Aporia irrisolvibile? Contraddizione apparentemente insanabile? Oppure è dato – da architetti – cercare in qualche modo di scioglierla? Professione difficile, quella dell’architetto, si è detto. Louis Kahn, un grande architetto – o meglio ancora, un maestro dell’architettura –, negli Stati Uniti d’America, la patria del capitalismo e la culla dell’economia di mercato, ha dovuto confrontarsi precisamente con la medesima aporia. Lo ha fatto rifiutando per sé il ruolo di semplice esecutore, ma non per questo ha rinunciato alla possibilità di mettere in pratica il proprio lavoro. Lo ha fatto esprimendo nei fatti la massima philía nei confronti dell’architettura, anziché più semplicemente tradirla, tradendo con questo le responsabilità alle quali – da architetto – era chiamato. Lo ha fatto imprimendo alle proprie opere una superiorità qualitativa (magis), in luogo di limitarsi ad amministrare (minus) il progetto come una “pratica” burocratica.

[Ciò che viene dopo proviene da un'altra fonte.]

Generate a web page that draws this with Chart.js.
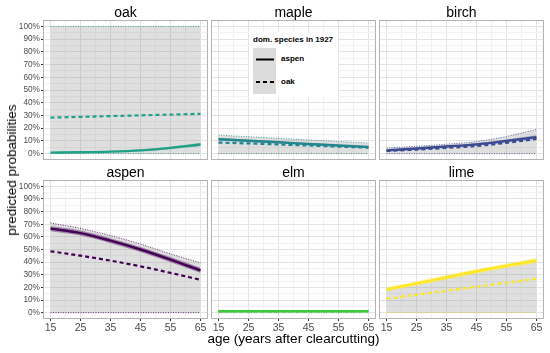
<!DOCTYPE html>
<html>
<head>
<meta charset="utf-8">
<script src="https://cdn.jsdelivr.net/npm/chart.js@4/dist/chart.umd.min.js"></script>
<style>
    body { margin: 0; background: #fff; font-family: 'Liberation Sans', Arial, sans-serif; }
    #wrap { position: relative; width: 550px; height: 353px; overflow: hidden; }
    #wrap canvas { position: absolute; left: 0; top: 0; pointer-events: none; }
    .strip { position: absolute; text-align: center; font-size: 14px; line-height: 16px; color: #000; }
    .axis-title { position: absolute; font-size: 13.5px; line-height: 16px; color: #000; white-space: nowrap; }
    .legend-text { position: absolute; font-size: 8px; line-height: 10px; font-weight: bold; color: #000; white-space: nowrap; }
</style>
</head>
<body>
<div id="wrap">
    <canvas id="c-oak" width="550" height="353"></canvas>
    <canvas id="c-maple" width="550" height="353"></canvas>
    <canvas id="c-birch" width="550" height="353"></canvas>
    <canvas id="c-aspen" width="550" height="353"></canvas>
    <canvas id="c-elm" width="550" height="353"></canvas>
    <canvas id="c-lime" width="550" height="353"></canvas>

    <!-- legend, sits inside the maple panel -->
    <div style="position:absolute; left:249px; top:32px; width:89px; height:65px; background:#fff;"></div>
    <div class="legend-text" style="left:253px; top:35px;">dom. species in 1927</div>
    <div style="position:absolute; left:253px; top:48px; width:23px; height:23px; background:#dcdcdc;"></div>
    <div style="position:absolute; left:253px; top:71px; width:23px; height:23px; background:#dcdcdc;"></div>
    <svg style="position:absolute; left:253px; top:48px;" width="23" height="46">
        <line x1="3" y1="11.5" x2="21" y2="11.5" stroke="#000" stroke-width="2"/>
        <line x1="3" y1="34" x2="21" y2="34" stroke="#000" stroke-width="2" stroke-dasharray="4,3"/>
    </svg>
    <div class="legend-text" style="left:281px; top:54px;">aspen</div>
    <div class="legend-text" style="left:281px; top:77px;">oak</div>

    <div class="axis-title" style="left:293.5px; top:331px; transform:translateX(-50%);">age (years after clearcutting)</div>
    <div class="axis-title" style="left:12px; top:169.5px; transform:translate(-50%,-50%) rotate(-90deg);">predicted probabilities</div>
</div>

<script>
// x positions (years after clearcutting)
const ages = [15, 25, 35, 45, 55, 65];
const xTickVals = [15, 20, 25, 30, 35, 40, 45, 50, 55, 60, 65];
const yTickVals = [0, 5, 10, 15, 20, 25, 30, 35, 40, 45, 50, 55, 60, 65, 70, 75, 80, 85, 90, 95, 100];
const zeroLine = [0, 0, 0, 0, 0, 0];

// oak
const oakAspen = [0.8, 1.1, 1.6, 2.6, 4.5, 7.2];
const oakAspenLo = [0.4, 0.7, 1.1, 1.9, 3.5, 5.8];
const oakAspenHi = [1.2, 1.5, 2.1, 3.3, 5.5, 8.6];
const oakOak = [28.3, 28.9, 29.5, 30.1, 30.7, 31.3];
const oakUpper = [100, 100, 100, 100, 100, 100];

// maple
const mapleAspen = [11.3, 10.1, 8.9, 7.6, 6.4, 5.2];
const mapleAspenLo = [10.3, 9.2, 8.1, 6.9, 5.8, 4.6];
const mapleAspenHi = [12.3, 11.0, 9.7, 8.3, 7.0, 5.8];
const mapleOak = [8.7, 8.0, 7.2, 6.4, 5.5, 4.7];
const mapleUpper = [14.5, 13.3, 12.0, 10.8, 9.6, 8.4];

// birch
const birchAspen = [2.6, 4.0, 5.6, 7.3, 10.0, 13.0];
const birchAspenLo = [2.0, 3.3, 4.8, 6.4, 8.8, 11.5];
const birchAspenHi = [3.2, 4.7, 6.4, 8.2, 11.2, 14.5];
const birchOak = [2.1, 3.2, 4.5, 6.0, 8.5, 11.5];
const birchUpper = [4.5, 5.8, 7.4, 9.5, 13.5, 19.0];

// aspen
const aspenAspen = [66.5, 63.0, 57.0, 50.0, 42.0, 33.5];
const aspenAspenLo = [64.5, 61.0, 55.0, 48.0, 40.0, 31.5];
const aspenAspenHi = [68.5, 65.0, 59.0, 52.0, 44.0, 35.5];
const aspenOak = [48.6, 45.1, 41.2, 36.7, 31.5, 26.0];
const aspenUpper = [71.0, 66.7, 61.0, 54.3, 46.5, 39.5];

// elm
const elmAspen = [1.2, 1.2, 1.2, 1.2, 1.2, 1.2];
const elmAspenLo = [0.9, 0.9, 0.9, 0.9, 0.9, 0.9];
const elmAspenHi = [1.5, 1.5, 1.5, 1.5, 1.5, 1.5];
const elmOak = [1.1, 1.1, 1.1, 1.1, 1.1, 1.1];
const elmUpper = [1.7, 1.7, 1.7, 1.7, 1.7, 1.7];

// lime
const limeAspen = [18.5, 23.2, 28.0, 32.8, 37.2, 41.3];
const limeAspenLo = [16.8, 21.5, 26.3, 31.0, 35.4, 39.3];
const limeAspenHi = [20.2, 24.9, 29.7, 34.5, 39.0, 43.3];
const limeOak = [11.0, 14.2, 17.4, 20.5, 23.7, 26.8];
const limeUpper = [17.5, 22.0, 26.8, 31.5, 36.0, 40.0];

const panels = [
    { key: 'oak', left: 43, top: 20, right: 208, bottom: 160, showY: true, showX: false, color: '#1fa187',
      aspen: oakAspen, lo: oakAspenLo, hi: oakAspenHi, oak: oakOak, upper: oakUpper },
    { key: 'maple', left: 211, top: 20, right: 376, bottom: 160, showY: false, showX: false, color: '#23858e',
      aspen: mapleAspen, lo: mapleAspenLo, hi: mapleAspenHi, oak: mapleOak, upper: mapleUpper },
    { key: 'birch', left: 379, top: 20, right: 544, bottom: 160, showY: false, showX: false, color: '#3b4a92',
      aspen: birchAspen, lo: birchAspenLo, hi: birchAspenHi, oak: birchOak, upper: birchUpper },
    { key: 'aspen', left: 43, top: 180, right: 208, bottom: 319, showY: true, showX: true, color: '#440154',
      aspen: aspenAspen, lo: aspenAspenLo, hi: aspenAspenHi, oak: aspenOak, upper: aspenUpper },
    { key: 'elm', left: 211, top: 180, right: 376, bottom: 319, showY: false, showX: true, color: '#3cc93c',
      aspen: elmAspen, lo: elmAspenLo, hi: elmAspenHi, oak: elmOak, upper: elmUpper },
    { key: 'lime', left: 379, top: 180, right: 544, bottom: 319, showY: false, showX: true, color: '#fde725',
      aspen: limeAspen, lo: limeAspenLo, hi: limeAspenHi, oak: limeOak, upper: limeUpper }
];

const Y_AXIS_W = 43;
const X_AXIS_H = 20;

function pts(arr) {
    return ages.map((a, i) => ({ x: a, y: arr[i] }));
}

// grey panel frame like ggplot's panel.border
const panelBorder = {
    id: 'panelBorder',
    afterDraw(chart) {
        const { ctx, chartArea: a } = chart;
        ctx.save();
        ctx.strokeStyle = '#b3b3b3';
        ctx.lineWidth = 1;
        ctx.strokeRect(Math.round(a.left) + 0.5, Math.round(a.top) + 0.5,
            Math.round(a.right - a.left) - 1, Math.round(a.bottom - a.top) - 1);
        ctx.restore();
    }
};

function createPanel(p) {
    const wrap = document.getElementById('wrap');
    const strip = document.createElement('div');
    strip.className = 'strip';
    strip.style.left = p.left + 'px';
    strip.style.width = (p.right - p.left) + 'px';
    strip.style.top = (p.top - 16.5) + 'px';
    strip.innerText = p.key;
    wrap.appendChild(strip);

    const ctx = document.getElementById('c-' + p.key).getContext('2d');
    return new Chart(ctx, {
        type: 'line',
        data: {
            datasets: [
                { data: pts(p.aspen), borderColor: p.color, borderWidth: 2.4, order: 0 },
                { data: pts(p.hi), borderWidth: 0, backgroundColor: p.color + '66', fill: '+1', order: 1 },
                { data: pts(p.lo), borderWidth: 0, order: 2 },
                { data: pts(p.oak), borderColor: p.color, borderWidth: 2.2, borderDash: [4, 3], order: 3 },
                { data: pts(p.upper), borderColor: p.color, borderWidth: 0.8, borderDash: [1, 1.5],
                  fill: 'origin', backgroundColor: 'rgba(110, 110, 110, 0.22)', order: 4 },
                { data: pts(zeroLine), borderColor: p.color, borderWidth: 0.8, borderDash: [1, 1.5], order: 5 }
            ]
        },
        options: {
            responsive: false,
            animation: false,
            devicePixelRatio: 1,
            layout: {
                padding: {
                    left: p.showY ? p.left - Y_AXIS_W : p.left,
                    right: 550 - p.right,
                    top: p.top,
                    bottom: 353 - p.bottom - (p.showX ? X_AXIS_H : 0)
                }
            },
            elements: {
                point: { radius: 0 },
                line: { cubicInterpolationMode: 'monotone' }
            },
            plugins: { legend: { display: false }, tooltip: { enabled: false } },
            scales: {
                x: {
                    type: 'linear', min: 12.5, max: 67.5,
                    afterBuildTicks: s => { s.ticks = xTickVals.map(v => ({ value: v })); },
                    afterFit: s => { s.height = p.showX ? X_AXIS_H : 0; },
                    border: { display: false },
                    grid: {
                        color: c => ((c.tick.value - 15) % 10 === 0 ? '#e4e4e4' : '#f2f2f2'),
                        drawTicks: p.showX, tickLength: 2,
                        tickColor: c => ((c.tick.value - 15) % 10 === 0 ? '#333333' : 'rgba(0,0,0,0)')
                    },
                    ticks: {
                        display: p.showX, autoSkip: false, maxRotation: 0, padding: 1,
                        color: '#4d4d4d', font: { family: "'Liberation Sans', Arial", size: 10.5 },
                        callback: v => ((v - 15) % 10 === 0 ? String(v) : '')
                    }
                },
                y: {
                    min: -5, max: 105,
                    afterBuildTicks: s => { s.ticks = yTickVals.map(v => ({ value: v })); },
                    afterFit: s => { s.width = p.showY ? Y_AXIS_W : 0; },
                    border: { display: false },
                    grid: {
                        color: c => (c.tick.value % 10 === 0 ? '#e4e4e4' : '#f2f2f2'),
                        drawTicks: p.showY, tickLength: 2,
                        tickColor: c => (c.tick.value % 10 === 0 ? '#333333' : 'rgba(0,0,0,0)')
                    },
                    ticks: {
                        display: p.showY, autoSkip: false, padding: 1,
                        color: '#4d4d4d', font: { family: "'Liberation Sans', Arial", size: 8.3 },
                        callback: v => (v % 10 === 0 ? v + '%' : '')
                    }
                }
            }
        },
        plugins: [panelBorder]
    });
}

panels.forEach(createPanel);
</script>
</body>
</html>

Ma Kahn ha fatto ancora qualcosa di più: ha compreso qualcosa che alla gran parte degli altri è sfuggita. E lo ha scritto anche con grande chiarezza: «Se guardiamo il lavoro di Le Corbusier, di Aalto o di Mies, penso che sia giusto chiedersi: cosa c’è di Mies, di Le Corbusier, di Aalto che appartiene all’architettura? Ciò che vi è di ineluttabile o di eterno, quello naturalmente appartiene all’architettura». Quel che se ne evince è che i grandi architetti – i veri maestri dell’architettura – non sono coloro che in essa proiettano maggiormente se stessi, i propri soggettivi interessi: sono invece coloro che danno spazio a ciò che appartiene all’architettura, a quel potere che in essa vi è.

Potrà sembrare una “conclusione” idealistica. Eppure, per un maestro come Louis Kahn, essa può avere ricadute sorprendentemente concrete. Si legga: «Credo che se creassimo spazi che esprimono compiutamente le attività che vi si svolgono, le istituzioni avvertirebbero la necessità di cambiare i loro programmi. Credo che farebbero molte più concessioni agli architetti se le loro opere rispecchiassero di più il potere dell’architettura».

Osservando le opere di Kahn, questo principio sembra aver funzionato. Anche osservando la Milano del dopoguerra, questo principio sembra aver funzionato. Altri tempi? Altri mercati? Può essere. E allora, non resta che accettare il perpetuarsi ad aeternum della situazione attuale, con tutte le problematiche che ne conseguono. Oppure no. È troppo pensare che possa funzionare anche per noi?